When people get damaged

Taking a beating from life can test your resilience and diminish your resources and life force. When you’re at a low ebb, it’s easy just to stop trying, because you can’t see the point. When you refuse to think well of yourself, you can’t see all the things that are so beautiful and useful and marvellous about you. Other people see them, but you can’t. This attitude really becomes a problem when you start to tell yourself that you’re broken, beyond repair, and valueless. That you’re on that metaphorical scrap heap. It’s easy to believe that you’re stuck being that way, that you’re powerless to change your circumstances. Other people seem to be able to get themselves unstuck – you only have to go into a bookshop to find shelves and shelves of books with accounts of people who have overcome extraordinary adversity – but you can’t see how that could happen for you. You’re broken and that’s it.

When things get damaged

What happens to things that get damaged, in our throwaway society? Quite often, things that have got cracked or chipped are deemed by their owner to be beyond repair, and out they go with the rubbish. We don’t always see the value in mending them.
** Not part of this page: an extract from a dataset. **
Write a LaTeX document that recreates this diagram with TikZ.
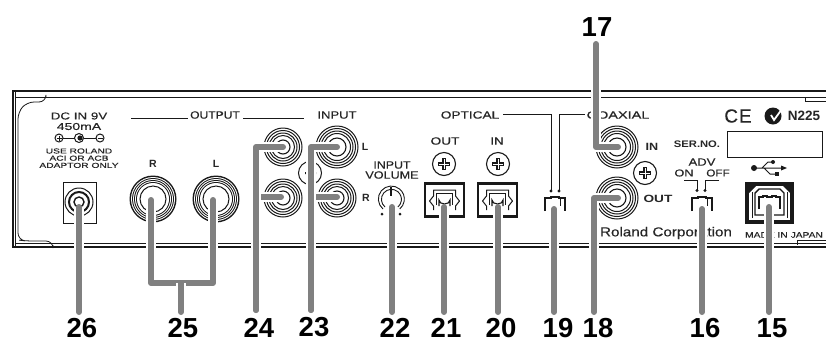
\documentclass[tikz,border=0pt]{standalone}
\usepackage{fontspec}
\setmainfont{Liberation Sans}[FakeBold=0.25]
\newfontfamily\numfont{Liberation Sans Bold}
\newcommand{\wdt}[2]{\scalebox{#1}[1]{#2}}
\newcommand{\rcajack}[3]{%
  \draw[ink,line width=1] (#1,#2) circle[radius=#3];
  \draw[ink,line width=1] (#1,#2) circle[radius=#3-2.5];
  \draw[ink,line width=1] (#1,#2) circle[radius=#3-5];
  \draw[ink,line width=1] (#1,#2) circle[radius=#3-7.5];
  \draw[ink,line width=1.1] (#1,#2) circle[radius=#3-12];}
\newcommand{\bigjack}[2]{%
  \fill[ink] (#1,#2) circle[radius=23.5];
  \foreach \rr/\cc in {22/white,21/black!90,20/white,19/black!90,18/white,17/black!90,16/white}{\fill[color=\cc] (#1,#2) circle[radius=\rr];}
  \draw[ink,line width=1] (#1,#2) circle[radius=13];}
\newcommand{\screw}[2]{%
  \draw[ink,line width=1.1] (#1,#2) circle[radius=11.5];
  \draw[ink,line width=3.2] (#1-6,#2) -- (#1+6,#2) (#1,#2-6) -- (#1,#2+6);
  \draw[white,line width=.6] (#1-5,#2) -- (#1+5,#2) (#1,#2-5) -- (#1,#2+5);}
\newcommand{\optport}[2]{%
  \draw[ink,line width=2.4] (#1-19.5,#2-16.5) rectangle (#1+19.5,#2+16.5);
  \draw[ink,line width=1,line join=round] (#1-11,#2+10) -- (#1-11,#2+6) -- (#1-15,#2+1) -- (#1-11,#2-4) -- (#1-11,#2-10) -- (#1+11,#2-10) -- (#1+11,#2-4) -- (#1+15,#2+1) -- (#1+11,#2+6) -- (#1+11,#2+10);
  \draw[ink,line width=.9] (#1-8,#2+5) -- (#1-8,#2-7) -- (#1+8,#2-7) -- (#1+8,#2+5);
  \draw[ink,line width=1.1] (#1-5.5,#2+6) -- (#1-5.5,#2) arc[start angle=180,end angle=360,x radius=5.5,y radius=-4] -- (#1+5.5,#2+6);}
\newcommand{\swbody}[2]{%
  \draw[ink,line width=1.8] (#1-10,#2+7) -- (#1-10,#2-6) -- (#1-4,#2-6) -- (#1-4,#2-7) -- (#1+4,#2-7) -- (#1+4,#2-6) -- (#1+10,#2-6) -- (#1+10,#2+7);
  \draw[ink,line width=1] (#1+5,#2-6) -- (#1+5,#2+2);}
\tikzset{
  x=1pt,y=-1pt,
  ink/.style={color=black!90},
  panelthick/.style={ink,line width=2},
  panelthin/.style={ink,line width=.8},
  thinline/.style={ink,line width=.8},
  lbl/.style={inner sep=0,outer sep=0,align=center,text=black!85},
  captxt/.style={lbl,font=\fontsize{10.5}{11}\selectfont},
  smalltxt/.style={lbl,font=\fontsize{7.2}{7.5}\selectfont},
  boldtxt/.style={lbl,font=\numfont\fontsize{10.5}{11}\selectfont},
  num/.style={inner sep=0,outer sep=0,text=black,font=\numfont\fontsize{27.5}{28}\selectfont},
  conn/.style={preaction={draw=white,line width=10.5,line cap=butt},draw=black!50,line width=6,line cap=round,line join=round},
}
\begin{document}
\begin{tikzpicture}
\path[use as bounding box,fill=white] (0,0) rectangle (826,341);
% panel
\draw[panelthick] (826,91) -- (13,91) -- (13,247) -- (826,247);
\draw[panelthin] (15,97) -- (826,97) (15,243) -- (826,243);
\draw[panelthin] (15,91) -- (15,247);
\draw[thinline,rounded corners=7] (46,97) -- (46,102) -- (27,102) -- (18,112) -- (18,240) -- (26,241) -- (53,241) -- (53,245);
\draw[thinline] (826,101) -- (805,101) -- (805,97);
\draw[thinline] (826,240) -- (797,240) -- (797,245);
% left text
\node[captxt,font=\fontsize{10}{10}\selectfont] (dc) at (79,116) {\wdt{1.34}{DC IN 9V}};
\node[captxt,font=\fontsize{10}{10}\selectfont] (ma) at (79,126.5) {\wdt{1.4}{450mA}};
\draw[thinline,line width=1] (59,138) circle[radius=4] (79,138) circle[radius=4.5] (100,138) circle[radius=4];
\draw[thinline,line width=1] (63,138) -- (74.5,138) (83.5,138) -- (96,138) (56.5,138) -- (61.5,138) (59,135.5) -- (59,140.5) (97.5,138) -- (102.5,138);
\fill[ink] (80,138) circle[radius=2.6];
\node[smalltxt] (t1) at (79,151) {\wdt{1.42}{USE ROLAND}};
\node[smalltxt] (t2) at (79,158.2) {\wdt{1.42}{ACI OR ACB}};
\node[smalltxt] (t3) at (79,165.4) {\wdt{1.42}{ADAPTOR ONLY}};
\draw[thinline] (63,182) rectangle (96,223);
\draw[ink,line width=1] (79,202) circle[radius=14];
\draw[ink,line width=2] (79,202) circle[radius=10];
\draw[ink,line width=1.4] (79,202) circle[radius=5];
% output
\node[captxt] (output) at (215,115) {\wdt{1.15}{OUTPUT}};
\draw[thinline] (131,118.5) -- (188,118.5) (243,118.5) -- (304,118.5);
\node[boldtxt] (or) at (153,164) {R};
\node[boldtxt] (ol) at (216,164) {L};
\bigjack{153}{199}
\bigjack{216}{199}
% input
\node[captxt] (input) at (337,115) {\wdt{1.24}{INPUT}};
\rcajack{283}{147}{19}
\rcajack{283}{198}{19}
\rcajack{337}{147}{21}
\rcajack{337}{198}{19}
\draw[thinline,line width=1] (310,173) circle[radius=11.5];
\fill[ink] (305,172) rectangle (307,174) (314,172) rectangle (316,174);
\node[boldtxt] (il) at (365,147) {L};
\node[boldtxt] (ir) at (366,198) {R};
\node[captxt] (iv1) at (392,165) {\wdt{1.18}{INPUT}};
\node[captxt] (iv2) at (392,175) {\wdt{1.2}{VOLUME}};
\draw[ink,line width=.9] (383,209) arc[start angle=130,end angle=410,radius=13];
\draw[ink,line width=.9] (385,207) arc[start angle=130,end angle=410,radius=10];
\draw[ink,line width=1.6] (391,187) -- (391,196);
\fill[ink] (382,214) circle[radius=1.5] (400,214) circle[radius=1.5];
% optical
\node[captxt] (opt) at (470,115) {\wdt{1.3}{OPTICAL}};
\draw[thinline] (503,114.5) -- (551,114.5) -- (551,190);
\draw[thinline] (585,114.5) -- (559,114.5) -- (559,190);
\fill[ink] (551,191) circle[radius=1.6] (559,191) circle[radius=1.6];
\node[captxt] (oo) at (445,141) {\wdt{1.3}{OUT}};
\node[captxt] (oi) at (497,141) {\wdt{1.25}{IN}};
\screw{444}{164}
\screw{498}{164}
\optport{444.5}{200}
\optport{497.5}{200}
\swbody{555}{204}
% coaxial
\node[captxt] (coax) at (618,115) {\wdt{1.38}{COAXIAL}};
\rcajack{617}{147}{21}
\rcajack{617}{198}{21}
\screw{645}{173}
\node[boldtxt] (ci) at (652,147) {\wdt{1.2}{IN}};
\node[boldtxt] (co) at (658,199) {\wdt{1.3}{OUT}};
\node[lbl,font=\fontsize{13}{13}\selectfont] (roland) at (666,233) {\wdt{1.17}{Roland Corporation}};
% right
\node[lbl,font=\fontsize{19}{19}\selectfont] (ce) at (738,116) {C\kern1pt E};
\fill[ink] (773,116) circle[radius=8.5];
\draw[white,line width=1.8] (771,115) -- (774,120) -- (782,109);
\node[lbl,font=\numfont\fontsize{13.5}{14}\selectfont] (n225) at (804,116) {N225};
\node[lbl,font=\numfont\fontsize{9.5}{10}\selectfont] (ser) at (697,144.5) {\wdt{1.18}{SER.NO.}};
\draw[ink,line width=.9] (727,131) rectangle (822,157);
\node[captxt] (adv) at (702,162) {\wdt{1.24}{ADV}};
\node[captxt,font=\fontsize{10}{10}\selectfont] (on) at (684,173) {\wdt{1.27}{ON}};
\node[captxt,font=\fontsize{10}{10}\selectfont] (off) at (718,173) {\wdt{1.17}{OFF}};
\draw[thinline] (684,180) -- (697,180) -- (697,190) (719,180) -- (705,180) -- (705,190);
\fill[ink] (697,190.5) circle[radius=1.6] (705,190.5) circle[radius=1.6];
\swbody{702}{204}
% USB symbol
\fill[ink] (754,168) circle[radius=3];
\draw[ink,line width=1] (754,168) -- (782,168) (762,168) -- (768,162) -- (773,162) (764,168) -- (770,174) -- (775,174);
\fill[ink] (787,168) -- (781,165.5) -- (781,170.5) -- cycle;
\fill[ink] (773,162) circle[radius=2];
\fill[ink] (775,172) rectangle (779,176);
% USB port
\fill[ink] (745,182) rectangle (794,224);
\fill[white] (749,186) rectangle (790,220);
\fill[ink] (749,186) -- (756,186) -- (749,193) -- cycle (790,186) -- (783,186) -- (790,193) -- cycle;
\draw[ink,line width=1.4] (755,215) -- (755,193) -- (759,189) -- (780,189) -- (784,193) -- (784,215) -- cycle;
\draw[ink,line width=.8] (752,218) -- (752,192) (787,218) -- (787,192);
\draw[ink,line width=2.6] (759,209) -- (759,197) -- (763,197) -- (763,196) -- (767,196) -- (767,197) -- (772,197) -- (772,196) -- (776,196) -- (776,197) -- (780,197) -- (780,209);
\node[lbl,font=\fontsize{8}{8}\selectfont] (jp) at (784,235) {\wdt{1.28}{MADE IN JAPAN}};
% numbers
\node[num] (n26) at (82,328) {26};
\node[num] (n25) at (183,328) {25};
\node[num] (n24) at (259,327.5) {24};
\node[num] (n23) at (314,327.5) {23};
\node[num] (n22) at (395,328) {22};
\node[num] (n21) at (446,328) {21};
\node[num] (n20) at (501,328) {20};
\node[num] (n19) at (558,328) {19};
\node[num] (n18) at (598,328) {18};
\node[num] (n16) at (705,328) {16};
\node[num] (n15) at (772,328) {15};
\node[num] (n17) at (597,27) {17};
% connector anchors
\coordinate (a26) at (79,207);
\coordinate (e26) at (79,312);
\coordinate (a25r) at (151,200);
\coordinate (a25l) at (213,200);
\coordinate (j25) at (181,283);
\coordinate (e25) at (181,312);
\coordinate (a24u) at (283,147);
\coordinate (a24l) at (281,197);
\coordinate (e24) at (256,310);
\coordinate (a23u) at (337,147);
\coordinate (a23l) at (337,197);
\coordinate (e23) at (311,310);
\coordinate (a22) at (392,207);
\coordinate (e22) at (392,312);
\coordinate (a21) at (444,207);
\coordinate (e21) at (444,312);
\coordinate (a20) at (498,207);
\coordinate (e20) at (498,312);
\coordinate (a19) at (554,209);
\coordinate (e19) at (554,312);
\coordinate (a18) at (618,198);
\coordinate (e18) at (594,312);
\coordinate (a17) at (618,147);
\coordinate (e17) at (596,44);
\coordinate (a16) at (702,209);
\coordinate (e16) at (702,312);
\coordinate (a15) at (769,207);
\coordinate (e15) at (769,312);
% connectors
\draw[conn] (a26) -- (e26);
\draw[conn] (a25r) |- (j25) -| (a25l);
\draw[conn] (j25) -- (e25);
\draw[conn] (a24l) -| (e24);
\draw[conn] (a24u) -| (e24);
\draw[conn] (a23l) -| (e23);
\draw[conn] (a23u) -| (e23);
\draw[conn] (a22) -- (e22);
\draw[conn] (a21) -- (e21);
\draw[conn] (a20) -- (e20);
\draw[conn] (a19) -- (e19);
\draw[conn] (a18) -| (e18);
\draw[conn] (a17) -| (e17);
\draw[conn] (a16) -- (e16);
\draw[conn] (a15) -- (e15);
\end{tikzpicture}
\end{document}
So we decide that it isn’t worth trying to repair these broken things, and they end up in the bin, in landfill, discarded and forgotten in favour of the next shiny thing. It’s pretty depressing when you think about it.

Putting us back together again

The Japanese art of kintsugi carries the teaching that broken objects (very often bowls) are not supposed to be hidden away, but to be put back together and displayed with pride. The tradition of lovingly mending damaged bowls by filling any cracked parts with gold can be a metaphor for us acknowledging our wounds, healing them and showing up for life stronger and wiser and more resilient.

And in conclusion

Going through tough times can be the key to discovering your resilience and potential, rather than being a disaster. Beautiful things can emerge out of the deepest, darkest shadows. I’ll leave you with the words of Leonard Cohen

 

“There is a crack in everything,

That’s how the light gets in”.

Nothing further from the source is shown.